Posted on 07 Oct 2024

Chinese uptick fires up East Asian scrap markets

East Asian scrap import markets are awaiting China’s return from the Golden Week holiday, Kallanish notes. Supplier are withdrawing offers and regional traders are bracing for prices to hike further in tandem with the Turkish scrap market.

“It is more likely that the Taiwan scrap market will go up,” a Taipei scrap trader says. The Taiwanese scrap market bottomed out in the past week. The trader says he is seeing fewer offers for US container scrap and Japanese bulk scrap. International scrap markets such as Turkey are reacting positively to the roll-out of the Chinese government stimulus package, he notes.

However, some others think that weak finished steel demand will hold back scrap price increases. Although offers for container scrap have fallen, scrap values will remain flat, another Taiwanese trader notes. “Finished steel product prices cannot go up,” he explains.

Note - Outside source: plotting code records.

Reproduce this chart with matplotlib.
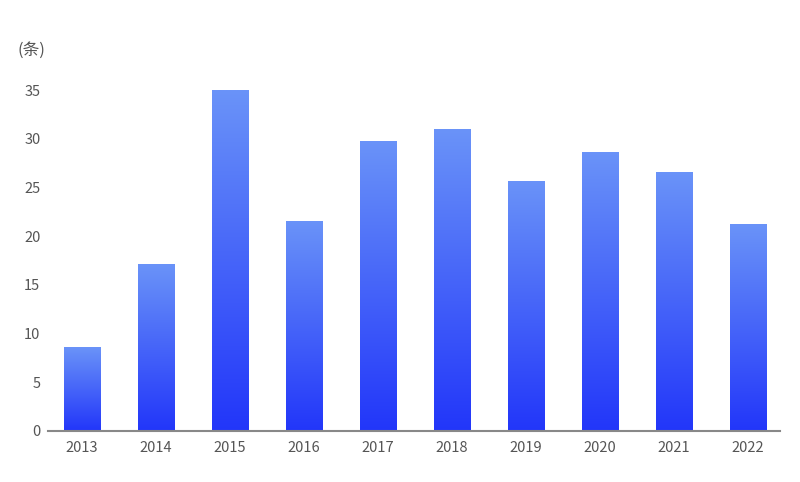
import numpy as np
import matplotlib
matplotlib.use('Agg')
import matplotlib.pyplot as plt
from matplotlib.colors import LinearSegmentedColormap

plt.rcParams['font.family'] = ['Noto Sans CJK SC', 'DejaVu Sans']

# Data
years = ['2013', '2014', '2015', '2016', '2017', '2018', '2019', '2020', '2021', '2022']
counts = [8.6, 17.1, 35.0, 21.6, 29.8, 31.0, 25.7, 28.6, 26.6, 21.2]
y_ticks = [0, 5, 10, 15, 20, 25, 30, 35]

fig = plt.figure(figsize=(8, 4.82), dpi=100)
ax = fig.add_axes([0.06, 0.106, 0.915, 0.707])

# vertical gradient: deep blue at bottom -> light blue at top
cmap = LinearSegmentedColormap.from_list('bar_grad', ['#2236fa', '#6a93f8'])
grad = np.linspace(0, 1, 256).reshape(-1, 1)

x = np.arange(len(years))
bar_w = 0.49
bars = ax.bar(x, counts, width=bar_w, color='none', edgecolor='none')
for b in bars:
    x0, w, h = b.get_x(), b.get_width(), b.get_height()
    im = ax.imshow(grad, cmap=cmap, aspect='auto', origin='lower',
                   extent=[x0, x0 + w, 0, h], zorder=2)
    im.set_clip_path(b)

ax.set_xlim(-0.46, 9.43)
ax.set_ylim(0, 35)
ax.set_xticks(x)
ax.set_xticklabels(years)
ax.set_yticks(y_ticks)

for s in ['top', 'right', 'left']:
    ax.spines[s].set_visible(False)
ax.spines['bottom'].set_color('#888888')
ax.spines['bottom'].set_linewidth(1.5)
ax.tick_params(axis='both', length=0, labelsize=10.5, colors='#555555')
ax.tick_params(axis='x', pad=7)
ax.tick_params(axis='y', pad=5.5)

fig.text(0.022, 0.895, '(条)', fontsize=12, color='#555555', va='center', ha='left')

fig.savefig('out.png', dpi=100)
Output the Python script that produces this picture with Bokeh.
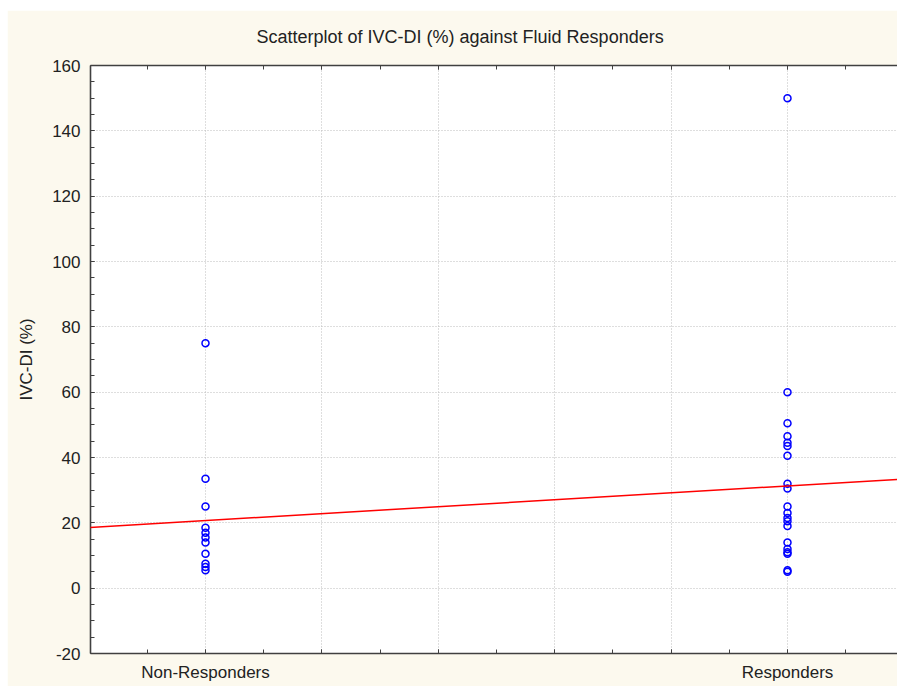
from bokeh.plotting import figure
from bokeh.models import (ColumnDataSource, LinearAxis, SingleIntervalTicker,
                          CustomJSTickFormatter, Slope, Range1d)
from bokeh.embed import file_html
from bokeh.resources import INLINE

# ---- data ----
categories = ["Non-Responders", "Responders"]
non_responders = [75, 33.5, 25, 18.5, 17, 15.5, 14, 10.5, 7.5, 6.5, 5.5]
responders = [150, 60, 50.5, 46.5, 44.5, 43.5, 40.5, 32, 30.5, 25, 23, 21.5,
              20.5, 19, 14, 12, 11, 10.5, 5.5, 5]
fit_intercept = 20.7   # value of the fitted line at Non-Responders
fit_slope = 10.6       # change from Non-Responders to Responders
y_ticks_interval = 20
title_text = "Scatterplot of IVC-DI (%) against Fluid Responders"
y_label = "IVC-DI (%)"

xs = [0] * len(non_responders) + [1] * len(responders)
ys = non_responders + responders
src = ColumnDataSource(dict(x=xs, y=ys))

FONT = "Liberation Sans"
CREAM = "#FCF9EE"

p = figure(width=890, height=676, output_backend="svg", toolbar_location=None,
           x_range=Range1d(-0.1976, 1.1890), y_range=Range1d(-20, 160),
           min_border_left=83, min_border_top=55, min_border_bottom=33,
           min_border_right=0, background_fill_color="white",
           border_fill_color=CREAM, outline_line_color=None)
p.margin = (10, 0, 0, 7)

p.title.text = title_text
p.title.align = "left"
p.title.offset = 166
p.title.standoff = 33
p.title.vertical_align = "top"
p.title.text_font = FONT
p.title.text_font_size = "18px"
p.title.text_font_style = "normal"
p.title.text_color = "#222222"

fmt = CustomJSTickFormatter(args=dict(cats=categories), code="""
const i = Math.round(tick);
return (Math.abs(tick - i) < 1e-6 && i >= 0 && i < cats.length) ? cats[i] : '';
""")
yfmt = CustomJSTickFormatter(code="return tick.toFixed(0);")

xticker = SingleIntervalTicker(interval=0.2, num_minor_ticks=2)
yticker = SingleIntervalTicker(interval=y_ticks_interval, num_minor_ticks=4)

xa = p.xaxis[0]
xa.ticker = xticker
xa.formatter = fmt
ya = p.yaxis[0]
ya.ticker = yticker
ya.formatter = yfmt
ya.axis_label = y_label

top = LinearAxis(ticker=xticker, formatter=CustomJSTickFormatter(code="return '';"),
                 major_label_standoff=0)
p.add_layout(top, "above")

for ax in [xa, ya, top]:
    ax.axis_line_color = "#404040"
    ax.axis_line_width = 1.6
    ax.major_tick_line_color = "#404040"
    ax.minor_tick_line_color = "#404040"
    ax.major_tick_in = 4
    ax.major_tick_out = 0
    ax.minor_tick_in = 4
    ax.minor_tick_out = 0
    ax.major_label_text_font = FONT
    ax.major_label_text_font_size = "17px"
    ax.major_label_text_color = "#222222"

xa.major_label_standoff = 9
ya.major_label_standoff = 10
ya.axis_label_text_font = FONT
ya.axis_label_text_font_size = "17px"
ya.axis_label_text_font_style = "normal"
ya.axis_label_text_color = "#222222"
ya.axis_label_standoff = 13

p.xgrid.ticker = xticker
p.ygrid.ticker = yticker
for g in [p.xgrid[0], p.ygrid[0]]:
    g.grid_line_color = "#BDBDBD"
    g.grid_line_dash = "1 2"
    g.grid_line_width = 1

p.scatter("x", "y", source=src, marker="circle", size=7, fill_color=None,
          line_color="#0000FF", line_width=1.5)

p.add_layout(Slope(gradient=fit_slope, y_intercept=fit_intercept,
                   line_color="#FF0000", line_width=1.5))

open("out.html", "w").write(file_html(p, INLINE))
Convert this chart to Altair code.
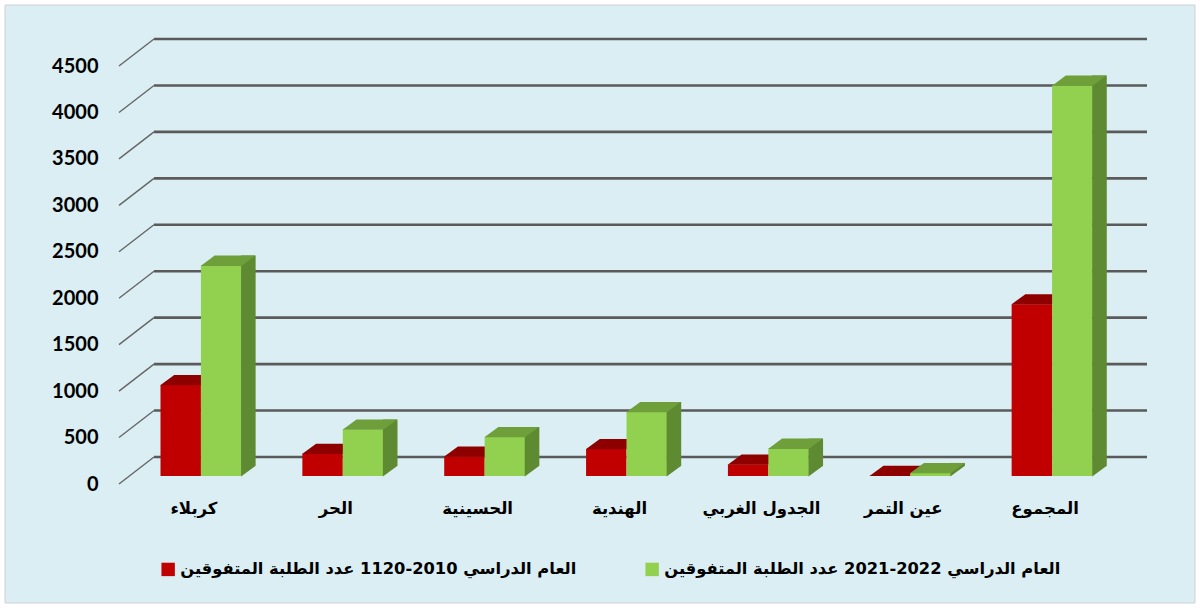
import altair as alt
import pandas as pd

# ---------------- data ----------------
categories = ["كربلاء", "الحر", "الحسينية", "الهندية", "الجدول الغربي", "عين التمر", "المجموع"]
series_2010 = "العام الدراسي  2010-1120 عدد الطلبة المتفوقين"
series_2021 = "العام الدراسي  2022-2021 عدد الطلبة المتفوقين"
values_2010 = [980, 240, 210, 290, 125, 4, 1850]
values_2021 = [2265, 500, 420, 690, 295, 33, 4203]
y_ticks = [0, 500, 1000, 1500, 2000, 2500, 3000, 3500, 4000, 4500]

series_order = [series_2010, series_2021]
rows = []
for c, a, b in zip(categories, values_2010, values_2021):
    rows.append({"cat": c, "series": series_2010, "value": a})
    rows.append({"cat": c, "series": series_2021, "value": b})
df = pd.DataFrame(rows)
grid_df = pd.DataFrame({"value": y_ticks})
frame_df = pd.DataFrame({"k": [0]})

# ---------------- styles ----------------
RED_FRONT, RED_TOP = "#C00000", "#8E0000"
GREEN_FRONT, GREEN_TOP, GREEN_SIDE = "#92D050", "#6F9F3B", "#5E8A31"
BG = "#DAEEF3"
ARABIC_FONT = "DejaVu Sans"

HW = 20.2   # half bar width (px)
DX, DY = 14, 10  # depth offset of the bars
top_path = f"M {-HW-0.3} 0.3 L {HW} 0.3 L {HW+DX} {-DY} L {-HW+DX-0.3} {-DY} Z"
side_tri_path = f"M {HW-0.3} {-DY} L {HW-0.3} 0.4 L {HW+DX} {-DY} Z"

x_axis = alt.Axis(title=None, domain=False, ticks=False, tickSize=0, grid=False,
                  labelAngle=0, labelFont=ARABIC_FONT, labelFontSize=16.5,
                  labelFontWeight="bold", labelColor="black", labelPadding=24,
                  labelOffset=-7, labelBaseline="top", zindex=2)
y_axis = alt.Axis(title=None, domain=False, ticks=False, tickSize=0, grid=False,
                  values=y_ticks, format="d", labelFont="Lato", labelFontSize=20,
                  labelFontWeight="bold", labelColor="black", labelPadding=32,
                  labelOffset=8, zindex=2)

x_scale = alt.Scale(paddingInner=0.43, paddingOuter=0.215)
y_scale = alt.Scale(domain=[0, 4500], nice=False, zero=True)
xo_scale = alt.Scale(domain=series_order, paddingInner=0, paddingOuter=0)

X = alt.X("cat:N", sort=categories, scale=x_scale, axis=x_axis)
XO = alt.XOffset("series:N", sort=series_order, scale=xo_scale)
Y = alt.Y("value:Q", scale=y_scale, axis=y_axis)
color = alt.Color(
    "series:N",
    scale=alt.Scale(domain=series_order, range=[RED_FRONT, GREEN_FRONT]),
    legend=alt.Legend(orient="none", legendX=30, legendY=503, direction="horizontal",
                      title=None, symbolType="square", symbolSize=180,
                      symbolStrokeWidth=0, labelFont=ARABIC_FONT, labelFontSize=16.3,
                      labelFontWeight="bold", labelColor="black", labelLimit=600,
                      columnPadding=62, zindex=2),
)

base = alt.Chart(df)
red = base.transform_filter(alt.datum.series == series_2010)
green = base.transform_filter(alt.datum.series == series_2021)

frame = alt.Chart(frame_df).mark_rect(fill=BG, stroke="#D0D0D0", strokeWidth=1).encode(
    x=alt.value(-125), x2=alt.value(1065), y=alt.value(-53), y2=alt.value(545)
)

grid_back = alt.Chart(grid_df).mark_rule(color="#5A5A5A", strokeWidth=2.6, yOffset=-19).encode(
    y=Y, x=alt.value(24), x2=alt.value(1017)
)
grid_diag = alt.Chart(grid_df).mark_rule(color="#666666", strokeWidth=1.4,
                                        yOffset=8, y2Offset=-19).encode(
    y=Y, y2=alt.Y2("value"), x=alt.value(-11), x2=alt.value(24)
)

red_front = red.mark_bar().encode(x=X, xOffset=XO, y=Y, color=color)
red_top = red.mark_point(shape=top_path, size=4, filled=True, opacity=1,
                         color=RED_TOP, strokeWidth=0).encode(x=X, xOffset=XO, y=Y)
green_front = green.mark_bar().encode(x=X, xOffset=XO, y=Y, color=color)
# side face of the green bar: centred on the group, shifted right by one bar width + half depth
green_side = green.mark_bar(width=DX + 0.6, xOffset=2 * HW + DX / 2, yOffset=-DY,
                            y2Offset=-DY, color=GREEN_SIDE).encode(
    x=X, y=Y, y2=alt.datum(0)
)
green_side_tri = green.mark_point(shape=side_tri_path, size=4, filled=True, opacity=1,
                                  color=GREEN_SIDE, strokeWidth=0).encode(
    x=X, xOffset=XO, y=alt.datum(0, scale=y_scale, axis=y_axis)
)
green_top = green.mark_point(shape=top_path, size=4, filled=True, opacity=1,
                             color=GREEN_TOP, strokeWidth=0).encode(x=X, xOffset=XO, y=Y)

chart = alt.layer(
    frame, grid_back, grid_diag, red_front, red_top, green_front, green_side,
    green_side_tri, green_top
).properties(
    width=993, height=418,
    autosize=alt.AutoSizeParams(type="none"),
    padding={"left": 130, "top": 58, "right": 77, "bottom": 132},
).configure(background="white").configure_view(stroke=None)

chart.save("out.html", embed_options={"renderer": "svg", "actions": False})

In Vietnam, offers for Japanese H2 grade scrap have risen to $330-340/t cfr, up from $325-330/t cfr during the week through 27 September. There were no H2 scrap deals for the past two weeks, a trader says.

A mill manager in Vietnam is unsure if buyers will now accept $330/t cfr. "Most buyers are waiting for China to return from holiday," he observes. “Construction steel prices in Vietnam haven’t increased yet.” But he believes that $320/t cfr "should have been workable" during the 27 September week.

Bulk HMS 1/2 80:20 from the US West Coast is currently offered to Vietnam at around $370/t cfr. Bulk US scrap recently bottomed at about $350-355/t cfr. Offers for Hong Kong HMS 1&2 50:50 scrap are prevailing at $335-345/t cfr Vietnam.